# E87 n47 118d overheating problem



## Tor87 (5 mo ago)

I have a e87 09 118d M sport N47 engine in 126k Having over heating issues. 

So far replaced water pump about 3k miles ago. 

Replaced thermostat (brand new) about 600miles ago 

Replaced temperature sensor today 

Electric fan doesn't kick in at all, and If it's wired up to permanently the temperature sensor doesn't read at all. 

Bottom radiator hose isn't getting hot either, even though sensors reads 97deg cent so I'm assuming thermostat isn't opening. 

Surely the fan should kick in and the thermostat open at 87deg. It's a brand new thermostat. No air locks. Taking it all apart tomorrow and flushing it all through to check for radiator blocks but not hopeful. Has gone into half Check engine. And had the red engine coolant temp too high shut engine off which is why replaced the thermostat in the first place.

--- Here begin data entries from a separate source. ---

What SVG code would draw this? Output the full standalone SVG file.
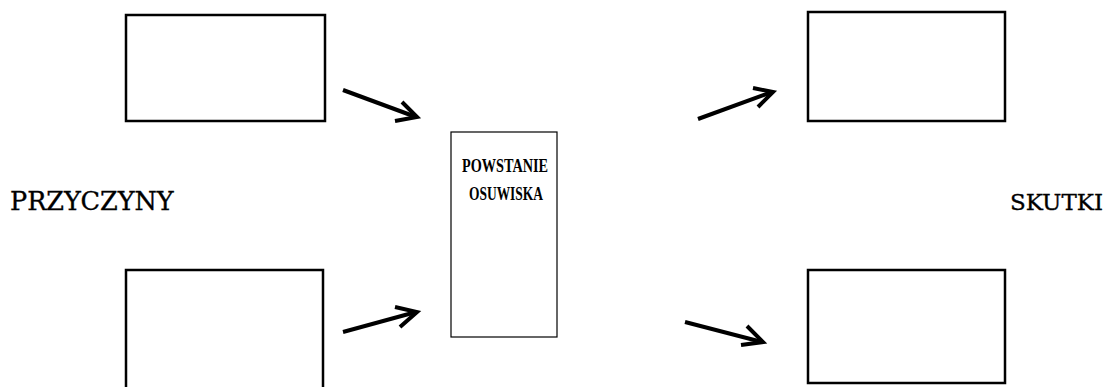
<svg xmlns="http://www.w3.org/2000/svg" width="1110" height="387" viewBox="0 0 1110 387">
<style>
.box{fill:#fff;stroke:#000;stroke-width:2.5}
.cbox{fill:#fff;stroke:#000;stroke-width:1.2}
.arr{fill:none;stroke:#000;stroke-width:4;stroke-linecap:butt;stroke-linejoin:miter}
.lab{font-family:"DejaVu Serif","Liberation Serif",serif;font-size:25.5px;fill:#000;stroke:#000;stroke-width:0.35}
.ctr{font-family:"Liberation Serif",serif;font-weight:bold;font-size:18px;fill:#000;text-anchor:middle}
</style>
<rect width="1110" height="387" fill="#fff"/>
<g id="cause1"><rect class="box" x="126" y="15" width="199" height="106"/></g>
<g id="cause2"><rect class="box" x="126" y="270" width="197" height="130"/></g>
<g id="effect1"><rect class="box" x="808" y="12" width="197" height="109"/></g>
<g id="effect2"><rect class="box" x="808" y="270" width="197" height="113"/></g>
<g id="center"><rect class="cbox" x="451" y="132" width="106" height="205"/>
<text class="ctr" x="505" y="172" textLength="86" lengthAdjust="spacingAndGlyphs">POWSTANIE</text>
<text class="ctr" x="506" y="200" textLength="74" lengthAdjust="spacingAndGlyphs">OSUWISKA</text></g>
<g id="label-causes"><text class="lab" x="10" y="210">PRZYCZYNY</text></g>
<g id="label-effects"><text class="lab" x="1103" y="210" text-anchor="end" style="font-size:23px">SKUTKI</text></g>
<g id="connectors">
<line class="arr" x1="343" y1="90" x2="416" y2="117"/>
<polyline class="arr" points="402,102 417,117 395,121"/>
<line class="arr" x1="698" y1="119" x2="772" y2="92"/>
<polyline class="arr" points="753,88 773,92 758,107"/>
<line class="arr" x1="343" y1="332" x2="416" y2="312"/>
<polyline class="arr" points="395,307 417,312 400,327"/>
<line class="arr" x1="685" y1="322" x2="762" y2="342"/>
<polyline class="arr" points="747,326 763,342 741,345"/>
</g>
</svg>
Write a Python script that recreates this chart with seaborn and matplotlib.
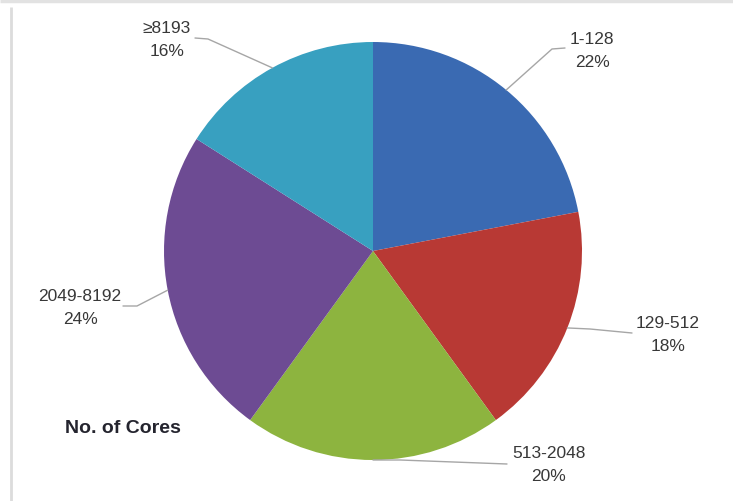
import numpy as np
import matplotlib
matplotlib.use("Agg")
import matplotlib.pyplot as plt
import seaborn as sns

# Share of jobs by number of cores
categories = ["1-128", "129-512", "513-2048", "2049-8192", "≥8193"]
shares = [22, 18, 20, 24, 16]
pct_labels = ["22%", "18%", "20%", "24%", "16%"]
colors = ["#3a6ab2", "#b83934", "#8db43f", "#6d4b93", "#38a0c0"]

sns.set_theme(style="white")
plt.rcParams["font.family"] = ["Liberation Sans", "DejaVu Sans"]

W, H = 733, 502
fig = plt.figure(figsize=(W / 100, H / 100), dpi=100)
ax = fig.add_axes([0, 0, 1, 1])
ax.set_xlim(0, W)
ax.set_ylim(H, 0)
ax.set_aspect("equal")
ax.axis("off")

# light frame lines
ax.plot([0, W], [1.5, 1.5], color="#e2e2e2", lw=2.5, solid_capstyle="butt")
ax.plot([11, 11], [8, H], color="#dcdcdc", lw=2.0, solid_capstyle="butt")

cx, cy, r = 373, 252, 209
# y axis is inverted, so counterclock=True draws clockwise on screen
wedges, _ = ax.pie(shares, colors=sns.color_palette(colors), startangle=-90,
                   counterclock=True, center=(cx, cy), radius=r,
                   wedgeprops=dict(linewidth=0), frame=True)
ax.set_xlim(0, W)
ax.set_ylim(H, 0)
ax.axis("off")

# label centers and leader line elbows
text_pos = [(592, 51), (668, 335), (549, 465), (80, 308), (167, 40)]
elbows = [[(552, 50), (565, 49)],
          [(590, 330), (632, 334)],
          [(400, 461), (507, 465)],
          [(137, 307), (123, 307)],
          [(208, 40), (195, 39)]]

for w, name, pct, tp, el in zip(wedges, categories, pct_labels, text_pos, elbows):
    mid = np.deg2rad((w.theta1 + w.theta2) / 2)
    ax_pt = (cx + r * np.cos(mid), cy + r * np.sin(mid))
    xs = [ax_pt[0]] + [p[0] for p in el]
    ys = [ax_pt[1]] + [p[1] for p in el]
    ax.plot(xs, ys, color="#a6a6a6", lw=1.0)
    ax.text(tp[0], tp[1], f"{name}\n{pct}", ha="center", va="center",
            fontsize=12.5, color="#383838", linespacing=1.7)

ax.text(65, 429, "No. of Cores", ha="left", va="center", fontsize=14,
        fontweight="bold", color="#24242e")

fig.savefig("out.png", dpi=100, facecolor="white")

Obd11 scan keeps bringing up 
P0117 engine coolant temperature sensor circuit 1 high 
P0118 Engine coolant temperature sensor circuit 1 low 

Also had 
P0102 mass or volume air flow a circuit low so replaced MAF 

Any suggestions? Why is thermostat not opening? Why is fan not kicking in? 

This car is seriously getting on my nerves 😒 
Ps very little mechanical knowledge girl so any replies be as easy as possible on me please.


----------